__Data section__
***

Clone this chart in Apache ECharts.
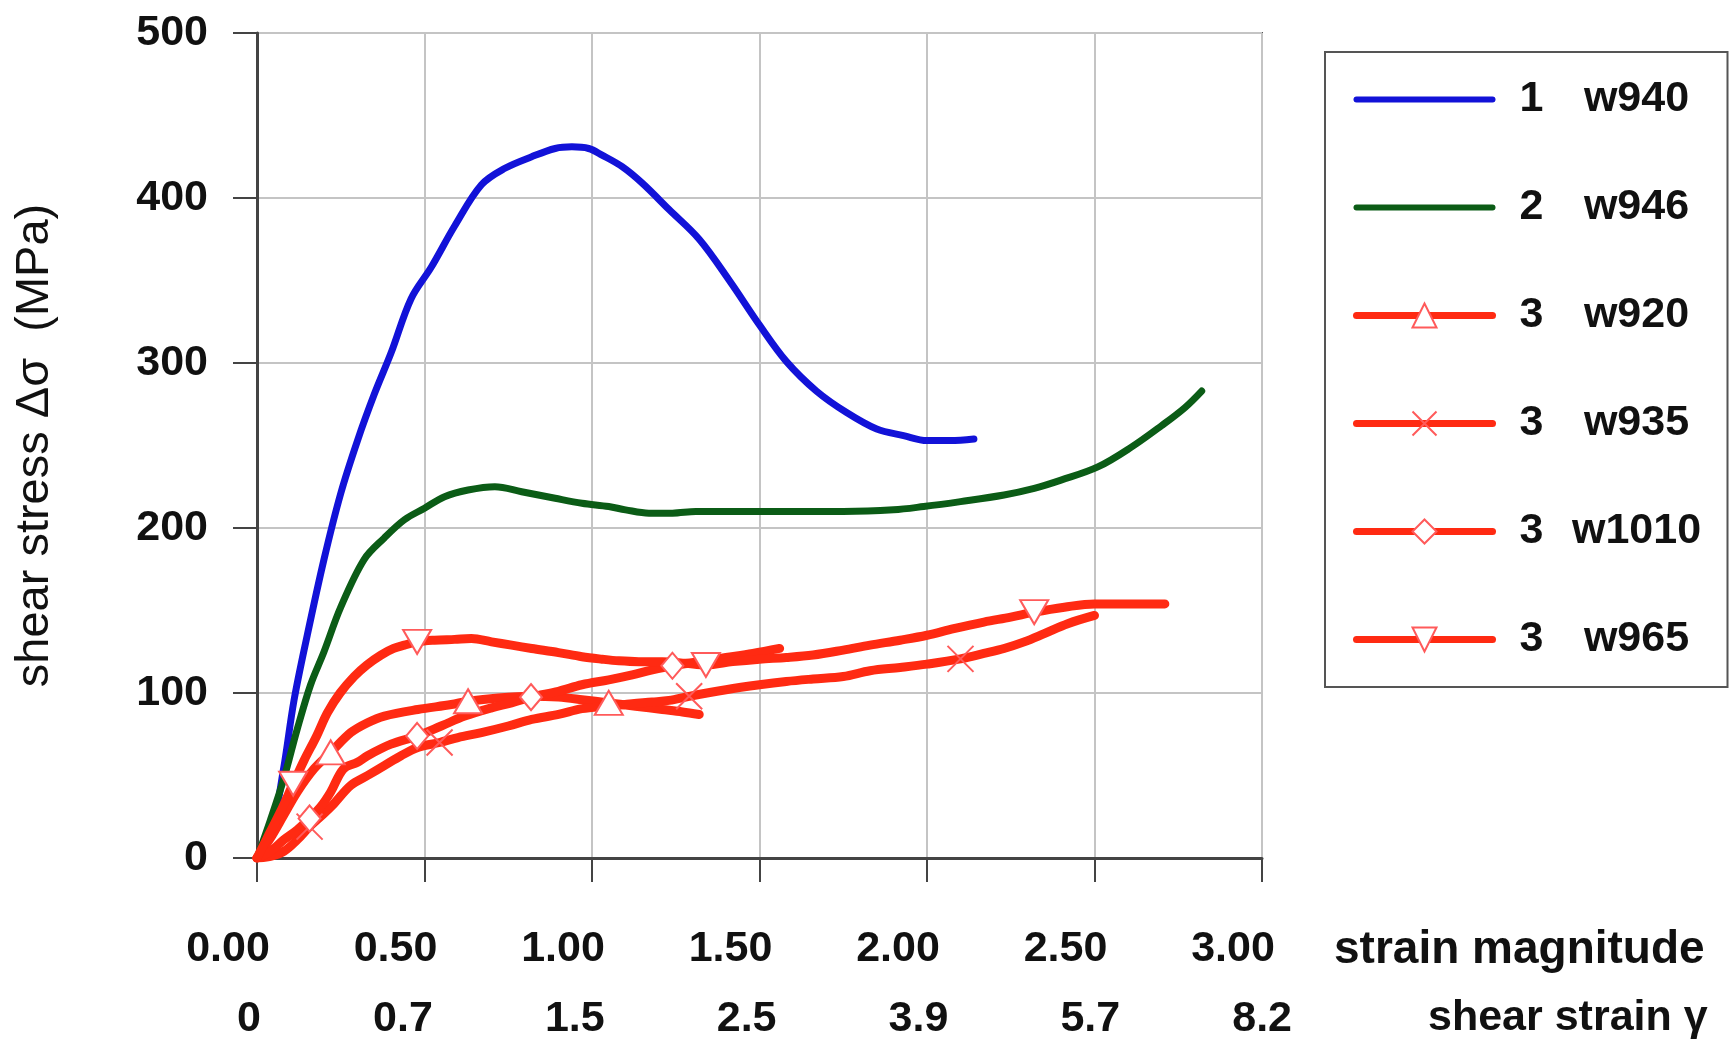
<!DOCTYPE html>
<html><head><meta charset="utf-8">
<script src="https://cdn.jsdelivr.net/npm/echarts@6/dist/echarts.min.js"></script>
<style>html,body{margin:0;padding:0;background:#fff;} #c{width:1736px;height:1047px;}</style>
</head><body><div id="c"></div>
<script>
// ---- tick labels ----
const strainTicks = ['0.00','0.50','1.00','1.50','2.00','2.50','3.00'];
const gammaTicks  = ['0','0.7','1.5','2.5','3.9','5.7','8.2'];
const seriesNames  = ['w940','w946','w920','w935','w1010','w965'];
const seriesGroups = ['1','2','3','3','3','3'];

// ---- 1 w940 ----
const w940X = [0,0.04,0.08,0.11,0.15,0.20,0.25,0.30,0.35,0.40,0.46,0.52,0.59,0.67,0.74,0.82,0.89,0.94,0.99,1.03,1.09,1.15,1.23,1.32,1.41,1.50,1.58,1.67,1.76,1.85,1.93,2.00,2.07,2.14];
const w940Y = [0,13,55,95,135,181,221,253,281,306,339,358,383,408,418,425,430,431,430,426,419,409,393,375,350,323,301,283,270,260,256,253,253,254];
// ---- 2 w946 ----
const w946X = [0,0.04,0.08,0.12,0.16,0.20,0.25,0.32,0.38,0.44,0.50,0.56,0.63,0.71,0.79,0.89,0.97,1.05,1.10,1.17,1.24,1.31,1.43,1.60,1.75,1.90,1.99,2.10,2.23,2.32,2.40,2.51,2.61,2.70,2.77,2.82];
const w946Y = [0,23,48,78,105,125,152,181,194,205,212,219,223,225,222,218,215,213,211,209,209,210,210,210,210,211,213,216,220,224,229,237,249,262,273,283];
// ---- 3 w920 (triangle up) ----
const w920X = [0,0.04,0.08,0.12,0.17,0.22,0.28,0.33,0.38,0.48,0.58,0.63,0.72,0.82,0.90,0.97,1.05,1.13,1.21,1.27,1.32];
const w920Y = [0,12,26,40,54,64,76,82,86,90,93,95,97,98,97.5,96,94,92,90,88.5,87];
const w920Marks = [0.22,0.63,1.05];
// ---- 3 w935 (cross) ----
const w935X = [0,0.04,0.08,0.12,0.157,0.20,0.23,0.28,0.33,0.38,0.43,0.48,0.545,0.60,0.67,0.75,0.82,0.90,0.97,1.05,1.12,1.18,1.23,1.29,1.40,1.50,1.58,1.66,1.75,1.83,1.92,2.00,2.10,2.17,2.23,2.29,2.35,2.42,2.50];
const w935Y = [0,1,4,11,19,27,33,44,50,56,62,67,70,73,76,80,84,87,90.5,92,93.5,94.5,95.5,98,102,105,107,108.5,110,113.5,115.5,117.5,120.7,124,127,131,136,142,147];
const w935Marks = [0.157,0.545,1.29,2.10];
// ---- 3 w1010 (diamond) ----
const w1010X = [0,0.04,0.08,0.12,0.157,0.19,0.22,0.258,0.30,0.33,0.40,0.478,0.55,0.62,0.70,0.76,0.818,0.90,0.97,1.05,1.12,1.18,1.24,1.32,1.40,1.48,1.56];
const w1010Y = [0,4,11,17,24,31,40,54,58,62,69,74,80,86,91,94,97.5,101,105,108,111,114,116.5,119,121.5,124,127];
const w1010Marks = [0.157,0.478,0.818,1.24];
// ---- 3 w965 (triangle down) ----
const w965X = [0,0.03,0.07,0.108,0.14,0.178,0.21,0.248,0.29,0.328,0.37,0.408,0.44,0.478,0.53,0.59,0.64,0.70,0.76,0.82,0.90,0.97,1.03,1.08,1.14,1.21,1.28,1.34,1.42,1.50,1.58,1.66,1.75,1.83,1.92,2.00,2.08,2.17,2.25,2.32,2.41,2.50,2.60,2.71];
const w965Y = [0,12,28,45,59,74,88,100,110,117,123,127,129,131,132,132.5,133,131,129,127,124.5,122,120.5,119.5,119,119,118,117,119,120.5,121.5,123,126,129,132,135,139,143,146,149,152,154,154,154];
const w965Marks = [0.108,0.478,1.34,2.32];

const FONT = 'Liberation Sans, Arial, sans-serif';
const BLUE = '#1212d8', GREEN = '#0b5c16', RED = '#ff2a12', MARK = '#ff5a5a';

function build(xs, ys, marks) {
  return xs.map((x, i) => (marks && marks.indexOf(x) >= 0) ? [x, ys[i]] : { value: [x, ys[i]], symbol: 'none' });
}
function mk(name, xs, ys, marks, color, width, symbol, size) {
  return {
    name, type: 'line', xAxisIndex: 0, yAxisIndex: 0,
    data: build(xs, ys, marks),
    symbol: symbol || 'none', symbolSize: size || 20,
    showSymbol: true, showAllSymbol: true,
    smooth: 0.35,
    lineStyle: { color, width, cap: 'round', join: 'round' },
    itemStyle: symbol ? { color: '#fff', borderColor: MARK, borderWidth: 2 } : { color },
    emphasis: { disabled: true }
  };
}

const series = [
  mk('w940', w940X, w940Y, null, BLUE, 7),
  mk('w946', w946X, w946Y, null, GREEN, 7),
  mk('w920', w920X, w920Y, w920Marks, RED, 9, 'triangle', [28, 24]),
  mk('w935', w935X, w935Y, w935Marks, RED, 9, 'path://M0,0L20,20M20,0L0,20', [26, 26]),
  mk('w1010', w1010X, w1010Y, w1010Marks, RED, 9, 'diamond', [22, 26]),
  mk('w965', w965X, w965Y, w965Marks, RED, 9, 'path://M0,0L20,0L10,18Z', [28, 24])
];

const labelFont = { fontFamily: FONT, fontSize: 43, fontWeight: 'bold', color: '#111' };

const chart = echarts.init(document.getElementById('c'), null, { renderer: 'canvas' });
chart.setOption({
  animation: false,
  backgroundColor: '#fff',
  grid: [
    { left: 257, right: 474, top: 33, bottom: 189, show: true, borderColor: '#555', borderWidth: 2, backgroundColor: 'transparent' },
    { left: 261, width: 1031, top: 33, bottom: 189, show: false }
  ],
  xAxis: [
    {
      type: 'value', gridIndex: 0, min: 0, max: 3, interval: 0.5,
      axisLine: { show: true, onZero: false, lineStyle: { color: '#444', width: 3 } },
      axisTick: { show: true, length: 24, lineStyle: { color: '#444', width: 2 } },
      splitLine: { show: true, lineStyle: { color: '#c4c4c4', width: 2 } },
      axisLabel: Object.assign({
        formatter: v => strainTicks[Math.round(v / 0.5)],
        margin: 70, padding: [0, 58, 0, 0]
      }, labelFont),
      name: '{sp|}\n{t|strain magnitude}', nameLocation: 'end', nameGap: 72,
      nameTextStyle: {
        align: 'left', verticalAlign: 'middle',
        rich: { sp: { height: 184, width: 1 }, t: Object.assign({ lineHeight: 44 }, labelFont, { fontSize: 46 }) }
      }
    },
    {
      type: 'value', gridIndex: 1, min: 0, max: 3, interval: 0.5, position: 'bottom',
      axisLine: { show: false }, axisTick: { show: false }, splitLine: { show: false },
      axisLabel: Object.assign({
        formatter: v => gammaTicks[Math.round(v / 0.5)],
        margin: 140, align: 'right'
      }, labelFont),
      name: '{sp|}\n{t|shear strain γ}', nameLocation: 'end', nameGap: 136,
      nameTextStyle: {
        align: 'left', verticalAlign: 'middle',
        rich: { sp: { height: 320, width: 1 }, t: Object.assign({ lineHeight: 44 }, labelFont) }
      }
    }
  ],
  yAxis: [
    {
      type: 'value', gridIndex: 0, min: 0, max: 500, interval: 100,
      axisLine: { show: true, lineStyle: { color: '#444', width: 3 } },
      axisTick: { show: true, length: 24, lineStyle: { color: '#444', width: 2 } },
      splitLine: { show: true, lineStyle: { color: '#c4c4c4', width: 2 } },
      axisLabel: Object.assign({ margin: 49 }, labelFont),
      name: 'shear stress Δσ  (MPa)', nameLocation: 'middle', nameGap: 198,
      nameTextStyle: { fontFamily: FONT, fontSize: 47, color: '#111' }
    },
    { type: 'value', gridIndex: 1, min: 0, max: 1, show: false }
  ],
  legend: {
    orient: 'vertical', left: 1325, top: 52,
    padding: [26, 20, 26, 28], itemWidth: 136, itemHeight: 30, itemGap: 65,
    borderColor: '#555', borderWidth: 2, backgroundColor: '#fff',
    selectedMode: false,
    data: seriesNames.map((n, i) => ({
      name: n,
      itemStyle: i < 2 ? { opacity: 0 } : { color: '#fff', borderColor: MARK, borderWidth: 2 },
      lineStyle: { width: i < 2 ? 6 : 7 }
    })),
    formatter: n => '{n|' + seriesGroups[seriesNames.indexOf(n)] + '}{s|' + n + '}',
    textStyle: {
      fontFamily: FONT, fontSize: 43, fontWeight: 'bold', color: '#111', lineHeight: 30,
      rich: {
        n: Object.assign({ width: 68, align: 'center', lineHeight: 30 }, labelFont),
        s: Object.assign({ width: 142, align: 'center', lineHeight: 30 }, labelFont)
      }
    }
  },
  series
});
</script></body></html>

***

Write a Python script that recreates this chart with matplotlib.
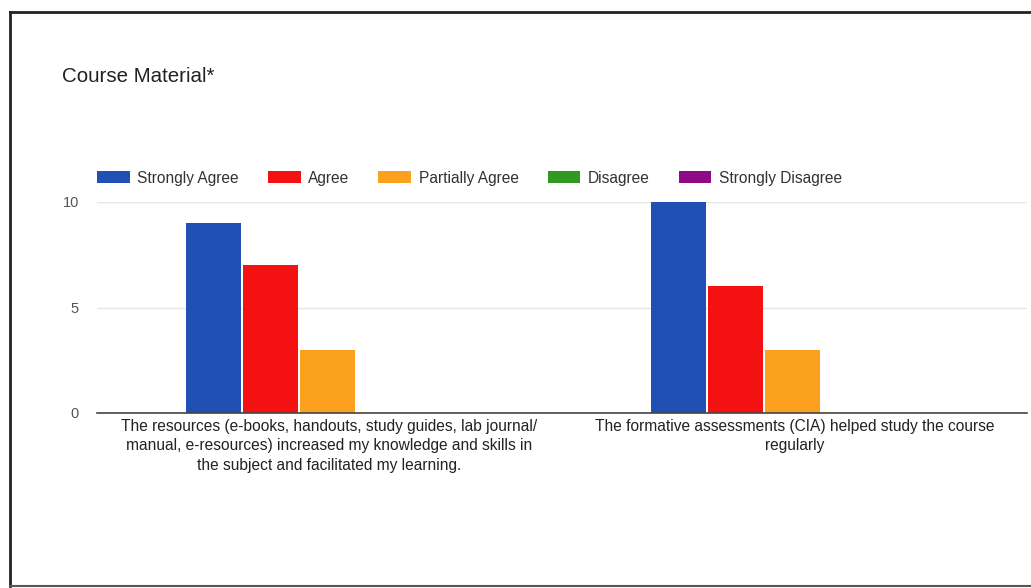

***

__Your goal__
Say how many lines of the data include the string "script". Nothing other than the number should be given.

__Right answer__
4